The truth is that the intersection of civil and states’ rights has a history of prejudice. In this country the concept of states’ rights justified slavery, Jim Crow-era laws, discrimination against disabled Americans and, most recently, marriage for same-sex couples. This is yet another point in history when the government needs to step in and protect the rights of a minority demanding the right to use public spaces.

Another common excuse used to oppose federal protections for transgender individuals is the unjustifiable fear of attack against women. Critics claim that if transgender people are allowed to use the bathroom of their choice, the rate of predatory men harassing women or young girls in bathrooms will increase. This fear-mongering is an artificial message targeted at people who misunderstand the transgender community. Politicians use this baseless fear to pass discriminatory policies that appeal to a bigoted and misinformed electorate.

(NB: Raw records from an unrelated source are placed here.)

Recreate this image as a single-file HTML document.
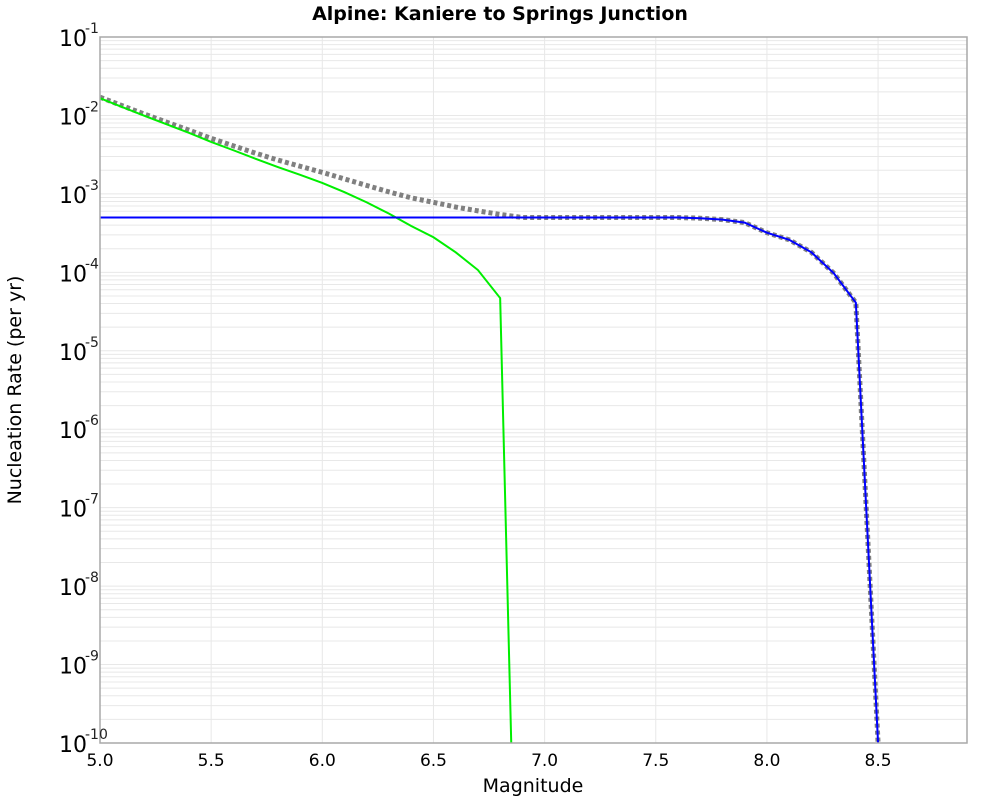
<!DOCTYPE html>
<html><head><meta charset="utf-8"><style>
html,body{margin:0;padding:0;background:#fff;overflow:hidden;width:1000px;height:800px;}
svg{display:block;}
svg text{font-family:"DejaVu Sans","Liberation Sans",sans-serif;}
</style></head><body>
<svg id="chart" width="1000" height="800" xmlns="http://www.w3.org/2000/svg">
<text x="500" y="20" text-anchor="middle" font-size="19" font-weight="bold">Alpine: Kaniere to Springs Junction</text>
<g id="grid"></g>
<g id="series"></g>
<rect x="100" y="37" width="867" height="706" fill="none" stroke="#a8a8a8" stroke-width="1.5"/>
<g id="ticks"></g>
<text x="533" y="792" text-anchor="middle" font-size="19">Magnitude</text>
<text transform="translate(21,390) rotate(-90)" text-anchor="middle" font-size="19">Nucleation Rate (per yr)</text>
</svg>
<script>
const xTicks=[5.0,5.5,6.0,6.5,7.0,7.5,8.0,8.5];
const yDecades=[-1,-2,-3,-4,-5,-6,-7,-8,-9,-10];
const greenMags=[5.0,5.1,5.2,5.3,5.4,5.5,5.6,5.7,5.8,5.9,6.0,6.1,6.2,6.3,6.4,6.5,6.6,6.7,6.8,6.9];
const greenVals=[0.0166,0.0128,0.0099,0.0077,0.0060,0.0046,0.0036,0.0028,0.0022,0.00175,0.00138,0.00105,0.00078,0.00056,0.00039,0.00028,0.00018,0.000107,0.000047,2e-16];
const blueMags=[5.0,5.5,6.0,6.5,7.0,7.5,7.6,7.7,7.8,7.9,8.0,8.1,8.2,8.3,8.4,8.5];
const blueVals=[5e-4,5e-4,5e-4,5e-4,5e-4,5e-4,5e-4,4.9e-4,4.7e-4,4.3e-4,3.2e-4,2.6e-4,1.8e-4,9.8e-5,4.1e-5,1e-10];
const X0=100,X1=967,Y0=37,Y1=743,MMIN=5.0,MMAX=8.9,LMAX=-1,LMIN=-10;
const sx=m=>X0+(m-MMIN)/(MMAX-MMIN)*(X1-X0);
const sy=v=>Y0+(LMAX-Math.log10(v))/(LMAX-LMIN)*(Y1-Y0);
const NS="http://www.w3.org/2000/svg";
function mk(t,a,p){const e=document.createElementNS(NS,t);for(const k in a)e.setAttribute(k,a[k]);p.appendChild(e);return e;}
const grid=document.getElementById('grid'),ticks=document.getElementById('ticks'),ser=document.getElementById('series');
for(let d=-10;d<-1;d++){for(let k=1;k<10;k++){const y=sy(k*Math.pow(10,d));const l=mk('line',{x1:X0,x2:X1,y1:y,y2:y,stroke:'#e8e8e8','stroke-width':1},grid);

}}
xTicks.forEach(m=>{const x=sx(m);const l=mk('line',{x1:x,x2:x,y1:Y0,y2:Y1,stroke:'#e8e8e8','stroke-width':1},grid);


const t=mk('text',{x:x,y:766,'text-anchor':'middle','font-size':17},ticks);t.textContent=m.toFixed(1);

});
yDecades.forEach(d=>{const y=sy(Math.pow(10,d));const t=mk('text',{x:87,y:y+9,'text-anchor':'end','font-size':22},ticks);t.textContent='10';


const e=mk('text',{x:85,y:y-4,'font-size':14,fill:'#222'},ticks);e.textContent=String(d);

});
const cp=mk('clipPath',{id:'clip'},ser);mk('rect',{x:X0,y:Y0,width:X1-X0,height:Y1-Y0},cp);
function interpLog(ms,vs,m){if(m<=ms[0])return vs[0];for(let i=1;i<ms.length;i++){if(m<=ms[i]+1e-9){const f=(m-ms[i-1])/(ms[i]-ms[i-1]);return Math.pow(10,Math.log10(vs[i-1])+f*(Math.log10(vs[i])-Math.log10(vs[i-1])));}}return 1e-30;}
const allM=[...new Set([...greenMags,...blueMags])].sort((a,b)=>a-b);
const totPts=allM.map(m=>sx(m)+','+sy(interpLog(greenMags,greenVals,m)+interpLog(blueMags,blueVals,m))).join(' ');
const tot=mk('polyline',{points:totPts,fill:'none',stroke:'#808080','stroke-width':5,'stroke-dasharray':'4,3','clip-path':'url(#clip)'},ser);


const g=mk('polyline',{points:greenMags.map((m,i)=>sx(m)+','+sy(greenVals[i])).join(' '),fill:'none',stroke:'#00ee00','stroke-width':2,'clip-path':'url(#clip)'},ser);


const b=mk('polyline',{points:blueMags.map((m,i)=>sx(m)+','+sy(blueVals[i])).join(' '),fill:'none',stroke:'#0000ff','stroke-width':2,'clip-path':'url(#clip)'},ser);


</script>
</body></html>
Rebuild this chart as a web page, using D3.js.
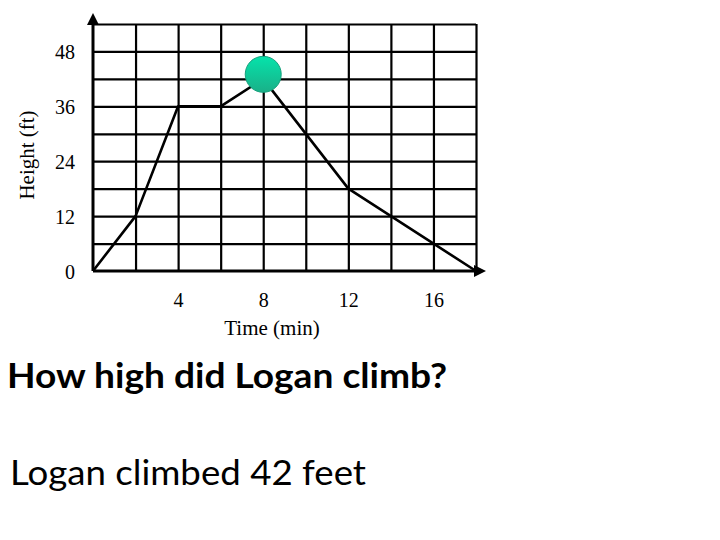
<!DOCTYPE html>
<html>
<head>
<meta charset="utf-8">
<script src="https://cdn.jsdelivr.net/npm/d3@7"></script>
<style>
  body { margin: 0; background: #fff; }
  svg { display: block; }
</style>
</head>
<body>
<svg id="chart" width="720" height="540"></svg>
<script>
// data
var times = [0, 2, 4, 6, 8, 12, 18];
var heights = [0, 12, 36, 36, 42, 18, 0];
var xTicks = [4, 8, 12, 16];
var yTicks = [0, 12, 24, 36, 48];
var xGrid = [2, 4, 6, 8, 10, 12, 14, 16, 18];
var yGrid = [6, 12, 18, 24, 30, 36, 42, 48, 54];
var peak = [8, 43];
var question = 'How high did Logan climb?';
var answer = 'Logan climbed 42 feet';

var svg = d3.select('#chart');
var x = d3.scaleLinear().domain([0, 18]).range([93, 476]);
var y = d3.scaleLinear().domain([0, 54]).range([271, 24]);

function noDomain(g) { g.select('.domain').remove(); }
function serifTicks(g) {
  g.attr('font-size', null).attr('font-family', null);
  g.selectAll('text')
    .attr('font-family', 'Liberation Serif, serif')
    .attr('font-size', 20)
    .attr('fill', '#000');
}

// grid lines
svg.append('g')
  .attr('transform', 'translate(0,' + y(0) + ')')
  .call(d3.axisBottom(x).tickValues(xGrid).tickSize(-(y(0) - y(54))).tickFormat(''))
  .call(noDomain)
  .selectAll('line').attr('stroke', '#000').attr('stroke-width', 2.2);

svg.append('g')
  .attr('transform', 'translate(' + x(0) + ',0)')
  .call(d3.axisLeft(y).tickValues(yGrid).tickSize(-(x(18) - x(0))).tickFormat(''))
  .call(noDomain)
  .selectAll('line').attr('stroke', '#000').attr('stroke-width', 2.2);

// tick labels
svg.append('g')
  .attr('transform', 'translate(0,' + (y(0) + 19) + ')')
  .call(d3.axisBottom(x).tickValues(xTicks).tickSize(0))
  .call(noDomain)
  .call(serifTicks);

svg.append('g')
  .attr('transform', 'translate(' + (x(0) - 15) + ',1)')
  .call(d3.axisLeft(y).tickValues(yTicks).tickSize(0))
  .call(noDomain)
  .call(serifTicks);

// axes with arrows
svg.append('line')
  .attr('x1', x(0)).attr('x2', x(18) + 4)
  .attr('y1', y(0)).attr('y2', y(0))
  .attr('stroke', '#000').attr('stroke-width', 3);
svg.append('line')
  .attr('x1', x(0)).attr('x2', x(0))
  .attr('y1', y(0)).attr('y2', y(54) - 4)
  .attr('stroke', '#000').attr('stroke-width', 3);
svg.append('path')
  .attr('d', 'M' + (x(18) + 10) + ',' + y(0) + 'l-12,-6l0,12z')
  .attr('fill', '#000');
svg.append('path')
  .attr('d', 'M' + x(0) + ',' + (y(54) - 11) + 'l-6,12l12,0z')
  .attr('fill', '#000');

// the climb
var line = d3.line()
  .x(function(d, i) { return x(times[i]); })
  .y(function(d) { return y(d); });
svg.append('path')
  .datum(heights)
  .attr('d', line)
  .attr('fill', 'none')
  .attr('stroke', '#000')
  .attr('stroke-width', 2.6)
  .attr('stroke-linejoin', 'round');

// highlighted peak
var grad = svg.append('defs').append('linearGradient')
  .attr('id', 'peakFill').attr('x1', 0).attr('y1', 0).attr('x2', 0).attr('y2', 1);
grad.append('stop').attr('offset', '0%').attr('stop-color', '#05e3ab');
grad.append('stop').attr('offset', '100%').attr('stop-color', '#1ab088');
svg.append('circle')
  .attr('cx', x(peak[0])).attr('cy', y(peak[1]))
  .attr('r', 18)
  .attr('fill', 'url(#peakFill)')
  .attr('stroke', '#17a07c').attr('stroke-width', 1);

// axis titles
svg.append('text')
  .attr('transform', 'translate(34,155) rotate(-90)')
  .attr('text-anchor', 'middle')
  .style('font-family', '"Liberation Serif", serif')
  .style('font-size', '21px')
  .text('Height (ft)');
svg.append('text')
  .attr('x', 272).attr('y', 335)
  .attr('text-anchor', 'middle')
  .style('font-family', '"Liberation Serif", serif')
  .style('font-size', '21px')
  .text('Time (min)');

// question and answer
svg.append('text')
  .attr('x', 7).attr('y', 388)
  .attr('textLength', 440).attr('lengthAdjust', 'spacingAndGlyphs')
  .style('font-family', 'Lato, sans-serif')
  .style('font-weight', 'bold')
  .style('font-size', '35px')
  .text(question);
svg.append('text')
  .attr('x', 10).attr('y', 485)
  .attr('textLength', 356).attr('lengthAdjust', 'spacingAndGlyphs')
  .style('font-family', 'Lato, sans-serif')
  .style('font-size', '35px')
  .text(answer);
</script>
</body>
</html>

For transgender people, there is evidence that they are at risk. The UCLA School of Law’s Williams Institute published a survey on gendered restrooms that showed over 70 percent of their respondents have experienced either “denial of access to facilities, verbal harassment [or] physical assault.”

Furthermore, The LA Times reported on a study that showed, “same-sex marriage helped reduce suicide attempts by gay, lesbian and bisexual teens.” This demonstrates that social change easing stigma against minorities results in life-altering benefits.

The fears and vulnerabilities of transgender people have heavy consequences that should not be taken lightly or dismissed as one for states to handle. Legislators and the Trump administration forget that these people are both American citizens and their constituents. Also, this debate should not stop with the government

Society as a whole should be ashamed of our intolerant past. The best path forward is to acknowledge that transgender people exist and deserve to use public space without scrutiny.

Therefore, they should be allowed to identify as their preferred gender in public spaces. Federal protections only reinforce our choice to accept transgender people as they are.

The above editorial represents the majority opinion of the Wheel’s Editorial Board.